SET PROBLEM: Each line that follows should be printed again exactly as it stands.

DATA EXCERPT:
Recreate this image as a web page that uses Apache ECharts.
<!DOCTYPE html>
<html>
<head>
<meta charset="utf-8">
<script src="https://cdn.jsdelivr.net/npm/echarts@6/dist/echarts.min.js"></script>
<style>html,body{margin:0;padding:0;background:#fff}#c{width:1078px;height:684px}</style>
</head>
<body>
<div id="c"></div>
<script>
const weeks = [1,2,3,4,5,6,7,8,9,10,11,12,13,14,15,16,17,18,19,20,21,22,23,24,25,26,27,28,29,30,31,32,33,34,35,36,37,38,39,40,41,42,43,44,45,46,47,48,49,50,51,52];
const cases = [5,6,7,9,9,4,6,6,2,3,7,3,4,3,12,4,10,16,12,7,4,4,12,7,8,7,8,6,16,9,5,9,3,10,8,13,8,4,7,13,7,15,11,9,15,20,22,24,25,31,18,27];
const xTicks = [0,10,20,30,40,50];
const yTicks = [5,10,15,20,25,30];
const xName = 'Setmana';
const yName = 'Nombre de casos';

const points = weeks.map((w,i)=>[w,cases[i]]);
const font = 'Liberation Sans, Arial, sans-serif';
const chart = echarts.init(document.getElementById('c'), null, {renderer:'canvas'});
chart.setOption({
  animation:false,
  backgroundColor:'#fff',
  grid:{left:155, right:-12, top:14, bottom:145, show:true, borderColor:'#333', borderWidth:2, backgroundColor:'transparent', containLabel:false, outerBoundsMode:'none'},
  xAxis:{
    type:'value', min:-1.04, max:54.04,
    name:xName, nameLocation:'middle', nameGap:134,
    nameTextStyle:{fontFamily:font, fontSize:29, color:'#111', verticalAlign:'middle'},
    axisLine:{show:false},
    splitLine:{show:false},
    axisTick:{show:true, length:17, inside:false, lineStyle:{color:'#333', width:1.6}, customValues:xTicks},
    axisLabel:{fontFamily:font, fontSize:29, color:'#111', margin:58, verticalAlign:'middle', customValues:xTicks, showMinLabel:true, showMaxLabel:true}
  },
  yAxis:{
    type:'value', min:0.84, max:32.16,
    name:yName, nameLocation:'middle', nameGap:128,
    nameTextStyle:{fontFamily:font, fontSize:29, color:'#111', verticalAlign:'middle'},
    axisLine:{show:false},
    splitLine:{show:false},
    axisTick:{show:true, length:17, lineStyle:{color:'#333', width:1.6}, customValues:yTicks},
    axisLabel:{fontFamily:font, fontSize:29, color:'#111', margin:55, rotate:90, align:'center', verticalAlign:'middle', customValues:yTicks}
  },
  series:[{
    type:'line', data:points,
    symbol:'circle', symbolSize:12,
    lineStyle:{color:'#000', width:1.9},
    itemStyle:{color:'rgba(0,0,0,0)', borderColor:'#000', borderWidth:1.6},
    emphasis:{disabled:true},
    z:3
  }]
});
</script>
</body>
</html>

RESULT OF THE EXERCISE:
Recreate this image as a web page that uses Apache ECharts.
<!DOCTYPE html>
<html>
<head>
<meta charset="utf-8">
<script src="https://cdn.jsdelivr.net/npm/echarts@6/dist/echarts.min.js"></script>
<style>html,body{margin:0;padding:0;background:#fff}#c{width:1078px;height:684px}</style>
</head>
<body>
<div id="c"></div>
<script>
const weeks = [1,2,3,4,5,6,7,8,9,10,11,12,13,14,15,16,17,18,19,20,21,22,23,24,25,26,27,28,29,30,31,32,33,34,35,36,37,38,39,40,41,42,43,44,45,46,47,48,49,50,51,52];
const cases = [5,6,7,9,9,4,6,6,2,3,7,3,4,3,12,4,10,16,12,7,4,4,12,7,8,7,8,6,16,9,5,9,3,10,8,13,8,4,7,13,7,15,11,9,15,20,22,24,25,31,18,27];
const xTicks = [0,10,20,30,40,50];
const yTicks = [5,10,15,20,25,30];
const xName = 'Setmana';
const yName = 'Nombre de casos';

const points = weeks.map((w,i)=>[w,cases[i]]);
const font = 'Liberation Sans, Arial, sans-serif';
const chart = echarts.init(document.getElementById('c'), null, {renderer:'canvas'});
chart.setOption({
  animation:false,
  backgroundColor:'#fff',
  grid:{left:155, right:-12, top:14, bottom:145, show:true, borderColor:'#333', borderWidth:2, backgroundColor:'transparent', containLabel:false, outerBoundsMode:'none'},
  xAxis:{
    type:'value', min:-1.04, max:54.04,
    name:xName, nameLocation:'middle', nameGap:134,
    nameTextStyle:{fontFamily:font, fontSize:29, color:'#111', verticalAlign:'middle'},
    axisLine:{show:false},
    splitLine:{show:false},
    axisTick:{show:true, length:17, inside:false, lineStyle:{color:'#333', width:1.6}, customValues:xTicks},
    axisLabel:{fontFamily:font, fontSize:29, color:'#111', margin:58, verticalAlign:'middle', customValues:xTicks, showMinLabel:true, showMaxLabel:true}
  },
  yAxis:{
    type:'value', min:0.84, max:32.16,
    name:yName, nameLocation:'middle', nameGap:128,
    nameTextStyle:{fontFamily:font, fontSize:29, color:'#111', verticalAlign:'middle'},
    axisLine:{show:false},
    splitLine:{show:false},
    axisTick:{show:true, length:17, lineStyle:{color:'#333', width:1.6}, customValues:yTicks},
    axisLabel:{fontFamily:font, fontSize:29, color:'#111', margin:55, rotate:90, align:'center', verticalAlign:'middle', customValues:yTicks}
  },
  series:[{
    type:'line', data:points,
    symbol:'circle', symbolSize:12,
    lineStyle:{color:'#000', width:1.9},
    itemStyle:{color:'rgba(0,0,0,0)', borderColor:'#000', borderWidth:1.6},
    emphasis:{disabled:true},
    z:3
  }]
});
</script>
</body>
</html>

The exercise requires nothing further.